In our assembly code before now, we were relying on helpers.c to make syscalls for us, including exit. This is the first truly-standalone assembly program we have seen.

Tail Calls

One of the earlier compiler optimizations we saw was tail call optimization where a function immediately returns the result of another function (possibly a recursive call, but it could also be another function).

int f1(???) {
    ???
    return f2(???);
}

Tail Calls

Consider what a tail call must look like in assembly. If we immediately return a return value, it will be something like:

outside_code:
    call f1  # return position 1 ↓
    # ???
f1:
    # ???
    call f2  # return position 2 ↓
    # return value is already in %rax, so just...
    ret  # to position 1
f2:
    # ???
    ret  # to position 2

Tail Calls

As f2 is running, the stack must look like this:

stack during a tail call

There can be nothing else from f1 on the stack since it's about to ret.

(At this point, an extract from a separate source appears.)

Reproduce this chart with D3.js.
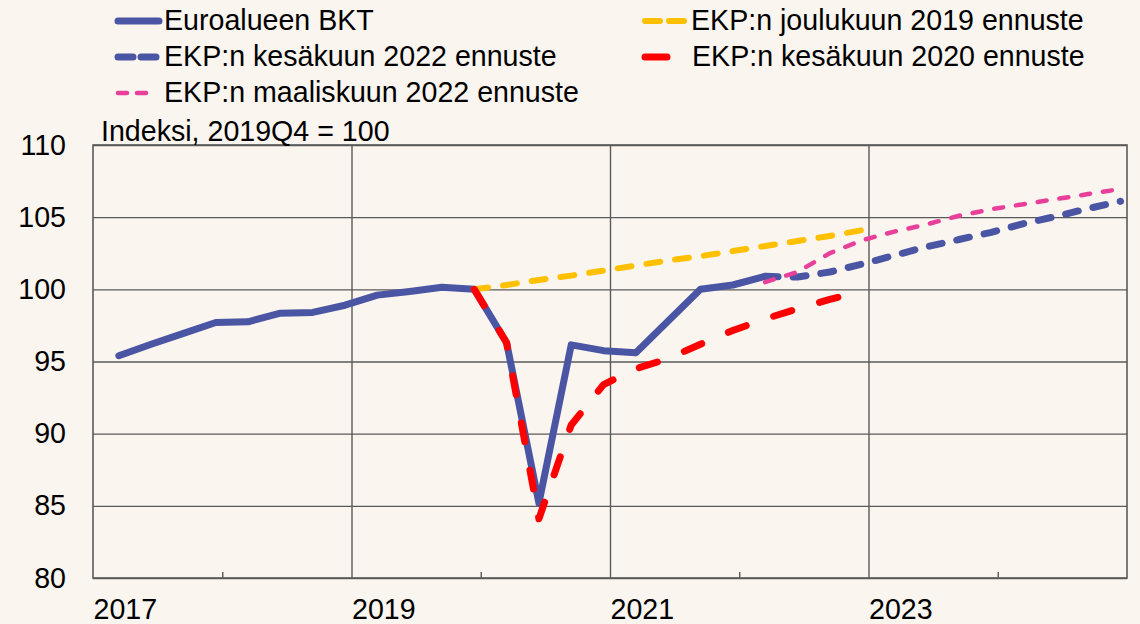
<!DOCTYPE html>
<html>
<head>
<meta charset="utf-8">
<script src="https://cdn.jsdelivr.net/npm/d3@7"></script>
<style>
  html, body { margin: 0; padding: 0; background: #faf5ef; }
  svg { display: block; font-family: "Liberation Sans", Arial, sans-serif; }
</style>
</head>
<body>
<svg width="1140" height="624"></svg>
<script>
// quarterly GDP index, 2019Q4 = 100
let gdpStart = "2017Q1";
let gdpValues = [95.4, 96.2, 96.95, 97.7, 97.75, 98.35, 98.4, 98.9, 99.6, 99.85, 100.15, 100.0,
                 96.3, 85.2, 96.15, 95.75, 95.6, 97.8, 100.0, 100.3, 100.9];

let jun22Start = "2022Q1";
let jun22Values = [100.9, 100.85, 101.2, 101.75, 102.35, 102.95, 103.45, 103.95, 104.55, 105.05, 105.6, 106.1];

let mar22Start = "2022Q1";
let mar22Values = [100.5, 101.2, 102.5, 103.4, 104.0, 104.5, 105.1, 105.55, 105.9, 106.25, 106.6, 106.95];

let dec19Start = "2019Q4";
let dec19Values = [100.0, 100.3, 100.65, 100.95, 101.3, 101.65, 102.0, 102.3, 102.65, 103.0, 103.35, 103.7, 104.1];

let jun20Start = "2019Q4";
let jun20Values = [100.0, 96.3, 84.1, 90.6, 93.4, 94.5, 95.2, 96.2, 97.15, 97.95, 98.65, 99.3, 99.9];

let yTicks = [80, 85, 90, 95, 100, 105, 110];
let yearLabels = [2017, 2019, 2021, 2023];
let gridYears = [2019, 2021, 2023];
let minorYears = [2018, 2020, 2022, 2024];

let legendNames = ["Euroalueen BKT", "EKP:n kesäkuun 2022 ennuste", "EKP:n maaliskuun 2022 ennuste",
                   "EKP:n joulukuun 2019 ennuste", "EKP:n kesäkuun 2020 ennuste"];

let margin = {top: 145, right: 13, bottom: 46, left: 93};
let width = 1140 - margin.left - margin.right;
let height = 624 - margin.top - margin.bottom;
let fontSize = 28.6;

var svg = d3.select("svg");
var g = svg.append("g").attr("transform", "translate(" + margin.left + "," + margin.top + ")");

var x = d3.scaleLinear().domain([2017, 2025]).range([0, width]);
var y = d3.scaleLinear().domain([80, 110]).range([height, 0]);

// "2019Q4" + index -> decimal year where the point sits
function quarterPos(start, i) {
    let yr = +start.slice(0, 4);
    let q = +start.slice(5) - 1 + i;
    return yr + Math.floor(q / 4) + ((q % 4) + 0.8) / 4;
}
function toPoints(start, values) {
    return values.map(function(v, i) { return {t: quarterPos(start, i), v: v}; });
}

var series = [
    {name: legendNames[0], data: toPoints(gdpStart, gdpValues), color: "#4a55a3", width: 7, dash: null},
    {name: legendNames[1], data: toPoints(jun22Start, jun22Values), color: "#4a55a3", width: 7, dash: "13,15"},
    {name: legendNames[2], data: toPoints(mar22Start, mar22Values), color: "#e8409a", width: 4.5, dash: "9,13"},
    {name: legendNames[3], data: toPoints(dec19Start, dec19Values), color: "#ffc000", width: 6, dash: "14,15"},
    {name: legendNames[4], data: toPoints(jun20Start, jun20Values), color: "#ff0000", width: 7, dash: "19,29"}
];

// horizontal grid
g.append("g")
  .call(d3.axisLeft(y).tickValues(yTicks).tickSize(-width).tickFormat(""))
  .call(function(s) { s.select(".domain").remove(); })
  .selectAll("line").attr("stroke", "#5a5a5a").attr("stroke-width", 1.4);

// vertical grid
g.append("g")
  .attr("transform", "translate(0," + height + ")")
  .call(d3.axisBottom(x).tickValues(gridYears).tickSize(-height).tickFormat(""))
  .call(function(s) { s.select(".domain").remove(); })
  .selectAll("line").attr("stroke", "#5a5a5a").attr("stroke-width", 1.4);

// minor ticks on the bottom axis
g.append("g")
  .attr("transform", "translate(0," + height + ")")
  .call(d3.axisBottom(x).tickValues(minorYears).tickSize(-6).tickFormat(""))
  .call(function(s) { s.select(".domain").remove(); })
  .selectAll("line").attr("stroke", "#5a5a5a").attr("stroke-width", 1.4);

// plot frame
g.append("rect")
  .attr("width", width).attr("height", height)
  .attr("fill", "none").attr("stroke", "#5a5a5a").attr("stroke-width", 1.6);

// y labels
g.append("g")
  .call(d3.axisLeft(y).tickValues(yTicks).tickSize(0).tickPadding(27))
  .call(function(s) { s.select(".domain").remove(); })
  .selectAll("text")
  .attr("font-size", fontSize).attr("fill", "#000").attr("font-family", "Liberation Sans, Arial, sans-serif");

// x labels
g.append("g")
  .attr("transform", "translate(0," + height + ")")
  .call(d3.axisBottom(x).tickValues(yearLabels).tickSize(0).tickFormat(d3.format("d")))
  .call(function(s) { s.select(".domain").remove(); })
  .selectAll("text")
  .attr("text-anchor", "start")
  .attr("dx", 0)
  .attr("dy", 0)
  .attr("y", 41)
  .attr("font-size", fontSize).attr("fill", "#000").attr("font-family", "Liberation Sans, Arial, sans-serif");

var line = d3.line()
    .x(function(d) { return x(d.t); })
    .y(function(d) { return y(d.v); });

series.forEach(function(s) {
    g.append("path")
      .datum(s.data)
      .attr("fill", "none")
      .attr("stroke", s.color)
      .attr("stroke-width", s.width)
      .attr("stroke-linejoin", "round")
      .attr("stroke-linecap", "round")
      .attr("stroke-dasharray", s.dash)
      .attr("d", line);
});

// axis title
svg.append("text")
  .attr("x", 101).attr("y", 141)
  .attr("font-size", fontSize).attr("fill", "#000")
  .text("Indeksi, 2019Q4 = 100");

// legend: two columns
var legendPos = [
    {x: 115, y: 21}, {x: 115, y: 57}, {x: 115, y: 93},
    {x: 642, y: 21}, {x: 642, y: 57}
];
var legendDash = [null, "15,8", "9,10", "15,9", null];
var legendLen = [47, 47, 36, 47, 28];

series.forEach(function(s, i) {
    var p = legendPos[i];
    var lg = svg.append("g").attr("transform", "translate(" + p.x + "," + p.y + ")");
    lg.append("line")
      .attr("x1", 3).attr("x2", legendLen[i] - 3)
      .attr("y1", 0).attr("y2", 0)
      .attr("stroke", s.color)
      .attr("stroke-width", s.width)
      .attr("stroke-linecap", "round")
      .attr("stroke-dasharray", legendDash[i]);
    lg.append("text")
      .attr("x", i < 4 ? 49 : 50)
      .attr("y", 9)
      .attr("font-size", fontSize)
      .attr("fill", "#000")
      .text(s.name);
});
</script>
</body>
</html>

As f2 is a about to return, it must pop all of its stuff. Then its ret pops return position 2. Then f1's ret pops return position 1.

Tail Calls

The observation that lets tail call optimization work: returning from f1 has to: (1) get the return value in %rax, (2) clean up the stack, (3) jump back to the instruction after it was called (return position 1).

Tail Calls

Transforming the code to this would get all of that done.

outside_code:
    call f1  # return position 1 ↓
    # ???
f1:
    # ???
    jmp f2  # instead of call
    # we never return to here
f2:
    # ???
    ret  # actually to position 1

Tail Calls

With that code, in the middle of f2, the stack must look like this:

stack during a tail call

So, the ret in f2 will actually return to return position 1: where f1 was called from.

Tail Calls

For a tail recursive function, the same transformation would change this:

recursive_func:
    # ???
    j?? base_case
recursive_case:    
    # ???
    call recursive_func
    ret
base_case:
    # ???
    ret

Tail Calls

…to this:

recursive_func:
    # ???
    j?? base_case
recursive_case:    
    # ???
    jmp recursive_func
base_case:
    # ???
    ret

i.e. exactly the assembly code for a while loop, with no recursive call.